• _TASK REQUIREMENTS_
Identify the lines that include the word "matplotlib", then copy all of them.

• _DATASET RECORDS_
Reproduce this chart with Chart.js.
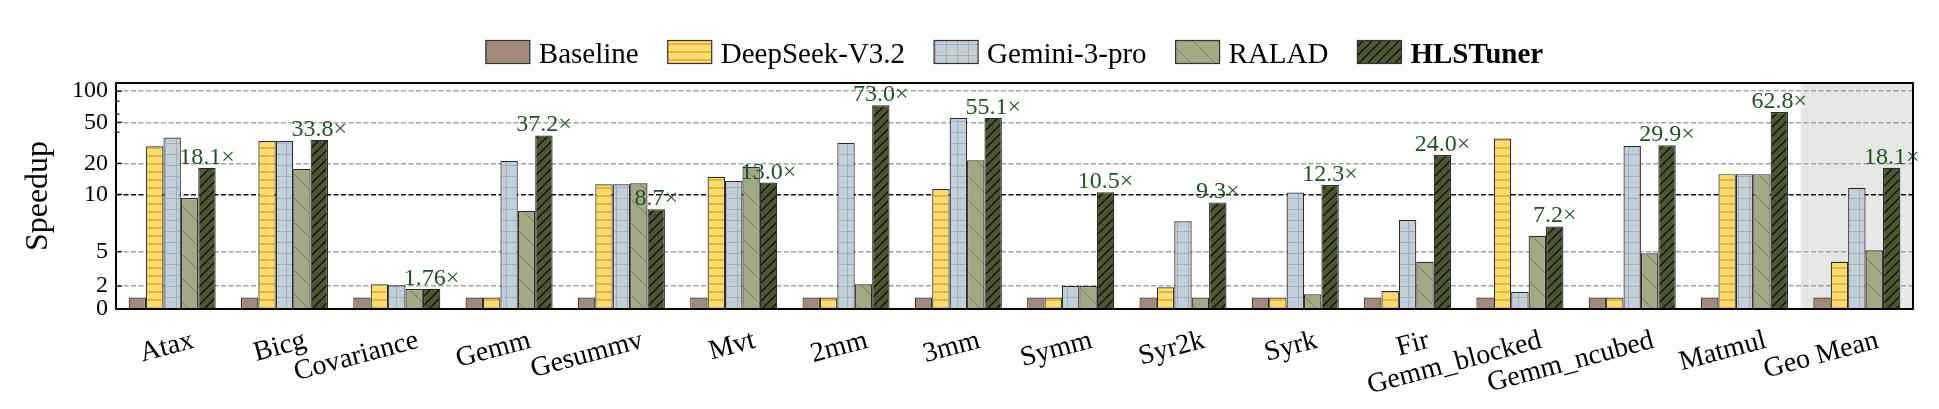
<!DOCTYPE html>
<html>
<head>
<meta charset="utf-8">
<script src="https://cdn.jsdelivr.net/npm/chart.js@4.4.1/dist/chart.umd.min.js"></script>
<style>
  html, body { margin: 0; padding: 0; background: #fff; }
  #wrap { width: 1939px; height: 409px; position: relative; }
</style>
</head>
<body>
<div id="wrap"><canvas id="speedupChart"></canvas></div>
<script>
var categories = ['Atax', 'Bicg', 'Covariance', 'Gemm', 'Gesummv', 'Mvt', '2mm', '3mm', 'Symm',
  'Syr2k', 'Syrk', 'Fir', 'Gemm_blocked', 'Gemm_ncubed', 'Matmul', 'Geo Mean'];
var seriesNames = ['Baseline', 'DeepSeek-V3.2', 'Gemini-3-pro', 'RALAD', 'HLSTuner'];

var baselineValues = [1, 1, 1, 1, 1, 1, 1, 1, 1, 1, 1, 1, 1, 1, 1, 1];
var deepseekValues = [29.3, 32.9, 2.15, 1.0, 12.5, 14.8, 1.0, 11.3, 1.0, 1.89, 1.0, 1.57, 34.7, 1.0, 15.7, 4.12];
var geminiValues = [35.5, 32.9, 2.07, 21.1, 12.5, 13.5, 31.5, 54.9, 2.0, 7.65, 10.4, 7.76, 1.51, 29.4, 15.7, 11.6];
var raladValues = [9.68, 17.7, 1.74, 8.57, 12.8, 18.5, 2.15, 21.4, 2.0, 1.0, 1.28, 4.12, 6.39, 4.86, 15.7, 5.12];
var hlsValues = [18.1, 33.8, 1.76, 37.2, 8.7, 13.0, 73.0, 55.1, 10.5, 9.3, 12.3, 24.0, 7.2, 29.9, 62.8, 18.1];

var yTicks = [0, 2, 5, 10, 20, 50, 100];
var yMinorTicks = [40, 60, 80];
var yMin = 0, yMax = 120;

var SERIF = "'Liberation Serif', 'Times New Roman', serif";

// symlog like matplotlib (linthresh 10, linscale 1)
var LINTHRESH = 10;
var LINSCALE = 1 / (1 - 1 / 10);
function symlog(v) {
  if (v <= LINTHRESH) return v / LINTHRESH * LINSCALE;
  return LINSCALE + Math.log10(v / LINTHRESH);
}
function symlogInv(t) {
  if (t <= LINSCALE) return t / LINSCALE * LINTHRESH;
  return LINTHRESH * Math.pow(10, t - LINSCALE);
}

class SymlogScale extends Chart.LinearScale {
  determineDataLimits() {
    this.min = this.options.min;
    this.max = this.options.max;
  }
  buildTicks() {
    return yTicks.map(function(v) { return {value: v}; });
  }
  getPixelForValue(value) {
    var a = symlog(this.min), b = symlog(this.max);
    return this.getPixelForDecimal((symlog(value) - a) / (b - a));
  }
  getValueForPixel(pixel) {
    var a = symlog(this.min), b = symlog(this.max);
    return symlogInv(a + this.getDecimalForPixel(pixel) * (b - a));
  }
}
SymlogScale.id = 'symlog';
SymlogScale.defaults = {};
Chart.register(SymlogScale);

function makePattern(bg, size, draw) {
  var c = document.createElement('canvas');
  c.width = size; c.height = size;
  var g = c.getContext('2d');
  g.fillStyle = bg;
  g.fillRect(0, 0, size, size);
  draw(g, size);
  return g.createPattern(c, 'repeat');
}

var fills = [
  '#a28a7a',
  makePattern('#f9dd72', 8, function(g, s) {
    g.strokeStyle = '#e9a41e'; g.lineWidth = 1.5;
    g.beginPath(); g.moveTo(0, 4); g.lineTo(s, 4); g.stroke();
  }),
  makePattern('#c3ced7', 11, function(g, s) {
    g.strokeStyle = '#a0afba'; g.lineWidth = 1;
    g.beginPath(); g.moveTo(0.5, 0); g.lineTo(0.5, s); g.moveTo(0, 0.5); g.lineTo(s, 0.5); g.stroke();
  }),
  makePattern('#a2a883', 24, function(g, s) {
    g.strokeStyle = '#7a7f5f'; g.lineWidth = 1;
    g.beginPath(); g.moveTo(-2, -2); g.lineTo(s + 2, s + 2); g.stroke();
  }),
  makePattern('#4b5633', 9, function(g, s) {
    g.strokeStyle = '#0e110a'; g.lineWidth = 1.3;
    g.beginPath();
    g.moveTo(0, s); g.lineTo(s, 0);
    g.moveTo(-s / 2, s / 2); g.lineTo(s / 2, -s / 2);
    g.moveTo(s / 2, s * 1.5); g.lineTo(s * 1.5, s / 2);
    g.stroke();
  })
];

var seriesValues = [baselineValues, deepseekValues, geminiValues, raladValues, hlsValues];

function hlsText(v) {
  return (v < 2 ? v.toFixed(2) : v.toFixed(1)) + '\u00d7';
}

var decorPlugin = {
  id: 'decor',
  beforeDraw: function(chart) {
    var ctx = chart.ctx, a = chart.chartArea, xs = chart.scales.x;
    var n = categories.length;
    var x0 = (xs.getPixelForValue(n - 2) + xs.getPixelForValue(n - 1)) / 2;
    ctx.save();
    ctx.fillStyle = '#e7e7e7';
    ctx.fillRect(x0, a.top, a.right - x0, a.bottom - a.top);
    ctx.restore();
  },
  afterDatasetsDraw: function(chart) {
    var ctx = chart.ctx;
    var meta = chart.getDatasetMeta(4);
    ctx.save();
    ctx.font = '24px ' + SERIF;
    ctx.fillStyle = '#225224';
    ctx.textAlign = 'center';
    ctx.textBaseline = 'alphabetic';
    meta.data.forEach(function(bar, i) {
      ctx.fillText(hlsText(hlsValues[i]), bar.x, bar.y - 4);
    });
    ctx.restore();
  },
  afterDraw: function(chart) {
    var ctx = chart.ctx, a = chart.chartArea, ys = chart.scales.y;
    ctx.save();
    // inward ticks on the left axis
    ctx.strokeStyle = '#000';
    ctx.lineWidth = 1.2;
    yTicks.forEach(function(v) {
      if (v === 0) return;
      var y = ys.getPixelForValue(v);
      ctx.beginPath(); ctx.moveTo(a.left, y); ctx.lineTo(a.left + 6, y); ctx.stroke();
    });
    yMinorTicks.forEach(function(v) {
      var y = ys.getPixelForValue(v);
      ctx.beginPath(); ctx.moveTo(a.left, y); ctx.lineTo(a.left + 3.5, y); ctx.stroke();
    });
    // frame
    ctx.lineWidth = 2;
    ctx.strokeRect(a.left, a.top, a.right - a.left, a.bottom - a.top);

    // legend
    var boxW = 44, boxH = 23, gap = 9, itemGap = 29;
    var widths = seriesNames.map(function(name, i) {
      ctx.font = (i === 4 ? 'bold ' : '') + '29px ' + SERIF;
      return ctx.measureText(name).width;
    });
    var total = 0;
    widths.forEach(function(w) { total += boxW + gap + w; });
    total += itemGap * (seriesNames.length - 1);
    var x = (a.left + a.right) / 2 - total / 2;
    var cy = 52;
    seriesNames.forEach(function(name, i) {
      ctx.fillStyle = fills[i];
      ctx.fillRect(x, cy - boxH / 2, boxW, boxH);
      ctx.strokeStyle = '#333';
      ctx.lineWidth = 1.2;
      ctx.strokeRect(x, cy - boxH / 2, boxW, boxH);
      ctx.fillStyle = '#000';
      ctx.font = (i === 4 ? 'bold ' : '') + '29px ' + SERIF;
      ctx.textAlign = 'left';
      ctx.textBaseline = 'alphabetic';
      ctx.fillText(name, x + boxW + gap, cy + 11);
      x += boxW + gap + widths[i] + itemGap;
    });
    ctx.restore();
  }
};

new Chart('speedupChart', {
  type: 'bar',
  data: {
    labels: categories,
    datasets: seriesNames.map(function(name, i) {
      return {
        label: name,
        data: seriesValues[i],
        backgroundColor: fills[i],
        borderColor: '#2b2b2b',
        borderWidth: 1.2,
        barPercentage: 1.0,
        categoryPercentage: 0.775
      };
    })
  },
  options: {
    responsive: true,
    maintainAspectRatio: false,
    animation: false,
    layout: {padding: {top: 83, right: 26, bottom: 0, left: 0}},
    plugins: {
      legend: {display: false},
      tooltip: {enabled: false}
    },
    scales: {
      x: {
        grid: {display: false, drawTicks: false},
        border: {display: false},
        ticks: {
          autoSkip: false,
          minRotation: 15,
          maxRotation: 15,
          labelOffset: 21,
          padding: 15,
          color: '#000',
          font: {family: SERIF, size: 28}
        },
        afterFit: function(scale) { scale.height = 100; }
      },
      y: {
        type: 'symlog',
        min: yMin,
        max: yMax,
        grid: {
          drawTicks: false,
          lineWidth: 1.4,
          color: function(c) {
            if (!c.tick || c.tick.value === 0) return 'rgba(0,0,0,0)';
            return c.tick.value === 10 ? '#111' : '#a4a4a4';
          }
        },
        border: {display: false, dash: [5, 2.5]},
        ticks: {
          autoSkip: false,
          padding: 8,
          color: '#000',
          font: {family: SERIF, size: 24},
          callback: function(v) { return String(v); }
        },
        title: {
          display: true,
          text: 'Speedup',
          color: '#000',
          font: {family: SERIF, size: 32},
          padding: {top: 19, bottom: 0}
        },
        afterFit: function(scale) { scale.width = 116; }
      }
    }
  },
  plugins: [decorPlugin]
});
</script>
</body>
</html>
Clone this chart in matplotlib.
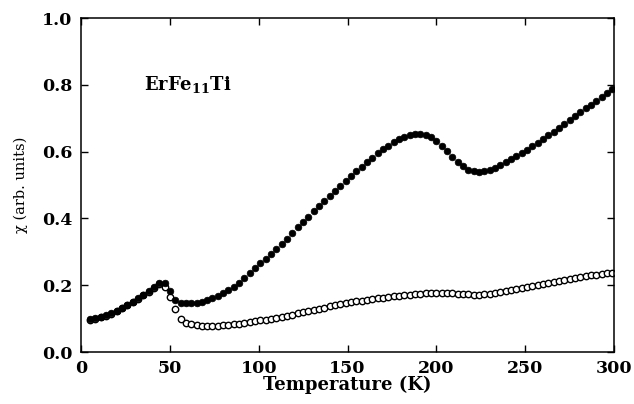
import matplotlib.pyplot as plt

# Temperature grid (K)
temperature = [5, 8, 11, 14, 17, 20, 23, 26, 29, 32, 35, 38, 41, 44, 47, 50, 53, 56, 59, 62,
               65, 68, 71, 74, 77, 80, 83, 86, 89, 92, 95, 98, 101, 104, 107, 110, 113, 116, 119, 122,
               125, 128, 131, 134, 137, 140, 143, 146, 149, 152, 155, 158, 161, 164, 167, 170, 173, 176, 179, 182,
               185, 188, 191, 194, 197, 200, 203, 206, 209, 212, 215, 218, 221, 224, 227, 230, 233, 236, 239, 242,
               245, 248, 251, 254, 257, 260, 263, 266, 269, 272, 275, 278, 281, 284, 287, 290, 293, 296, 299]

# filled circles
chi_filled = [0.098, 0.101, 0.105, 0.110, 0.116, 0.124, 0.133, 0.142, 0.151, 0.161,
              0.171, 0.183, 0.196, 0.208, 0.208, 0.184, 0.157, 0.148, 0.146, 0.146,
              0.148, 0.151, 0.155, 0.161, 0.168, 0.176, 0.185, 0.196, 0.208, 0.222,
              0.237, 0.252, 0.266, 0.278, 0.292, 0.307, 0.322, 0.339, 0.356, 0.373,
              0.389, 0.405, 0.421, 0.436, 0.452, 0.467, 0.482, 0.497, 0.512, 0.527,
              0.541, 0.555, 0.569, 0.582, 0.595, 0.607, 0.618, 0.628, 0.637, 0.644,
              0.649, 0.652, 0.653, 0.650, 0.643, 0.632, 0.617, 0.601, 0.585, 0.569,
              0.556, 0.546, 0.541, 0.540, 0.542, 0.546, 0.552, 0.560, 0.568, 0.577,
              0.587, 0.596, 0.606, 0.617, 0.627, 0.638, 0.649, 0.660, 0.671, 0.683,
              0.695, 0.707, 0.719, 0.730, 0.741, 0.752, 0.763, 0.775, 0.786]

# open circles
chi_open = [0.097, 0.100, 0.104, 0.109, 0.115, 0.123, 0.132, 0.141, 0.150, 0.160,
            0.170, 0.181, 0.193, 0.204, 0.196, 0.165, 0.128, 0.098, 0.088, 0.083,
            0.080, 0.079, 0.078, 0.078, 0.079, 0.080, 0.081, 0.083, 0.085, 0.087,
            0.089, 0.092, 0.095, 0.097, 0.100, 0.103, 0.106, 0.109, 0.112, 0.116,
            0.119, 0.123, 0.126, 0.130, 0.133, 0.137, 0.140, 0.143, 0.146, 0.149,
            0.152, 0.154, 0.157, 0.159, 0.161, 0.163, 0.165, 0.167, 0.169, 0.171,
            0.172, 0.174, 0.175, 0.176, 0.176, 0.177, 0.177, 0.177, 0.176, 0.175,
            0.174, 0.173, 0.172, 0.172, 0.173, 0.175, 0.177, 0.180, 0.183, 0.186,
            0.189, 0.192, 0.195, 0.198, 0.201, 0.204, 0.207, 0.210, 0.213, 0.216,
            0.219, 0.222, 0.225, 0.228, 0.230, 0.232, 0.234, 0.236, 0.238]

plt.rcParams["font.family"] = "DejaVu Serif"
plt.rcParams["mathtext.fontset"] = "dejavuserif"

fig = plt.figure(figsize=(6.34, 4.04), dpi=100)
ax = fig.add_axes([0.1278, 0.1287, 0.8407, 0.8267])

ax.plot(temperature, chi_open, "o", ms=4.6, mfc="white", mec="black", mew=1.0, zorder=2)
ax.plot(temperature, chi_filled, "o", ms=4.8, mfc="black", mec="black", mew=0.5, zorder=3)

ax.set_xlim(0, 300)
ax.set_ylim(0, 1.0)
ax.set_xticks([0, 50, 100, 150, 200, 250, 300])
ax.set_yticks([0.0, 0.2, 0.4, 0.6, 0.8, 1.0])
ax.set_yticklabels(["0.0", "0.2", "0.4", "0.6", "0.8", "1.0"])
ax.tick_params(direction="in", top=True, right=True, length=5, width=1,
               labelsize=12.5, pad=6)
for lab in ax.get_xticklabels() + ax.get_yticklabels():
    lab.set_fontweight("bold")
for s in ax.spines.values():
    s.set_linewidth(1.1)

ax.set_xlabel("Temperature (K)", fontsize=13, fontweight="bold", labelpad=-1)
ax.set_ylabel("χ (arb. units)", fontsize=10.5, labelpad=10)

ax.text(35.5, 0.785, "ErFe$_{\\mathbf{11}}$Ti", fontsize=13, fontweight="bold")

plt.savefig("out.png", dpi=100)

• _EXERCISE OUTPUT_
// symlog like matplotlib (linthresh 10, linscale 1)
Clone this chart in matplotlib.
import matplotlib.pyplot as plt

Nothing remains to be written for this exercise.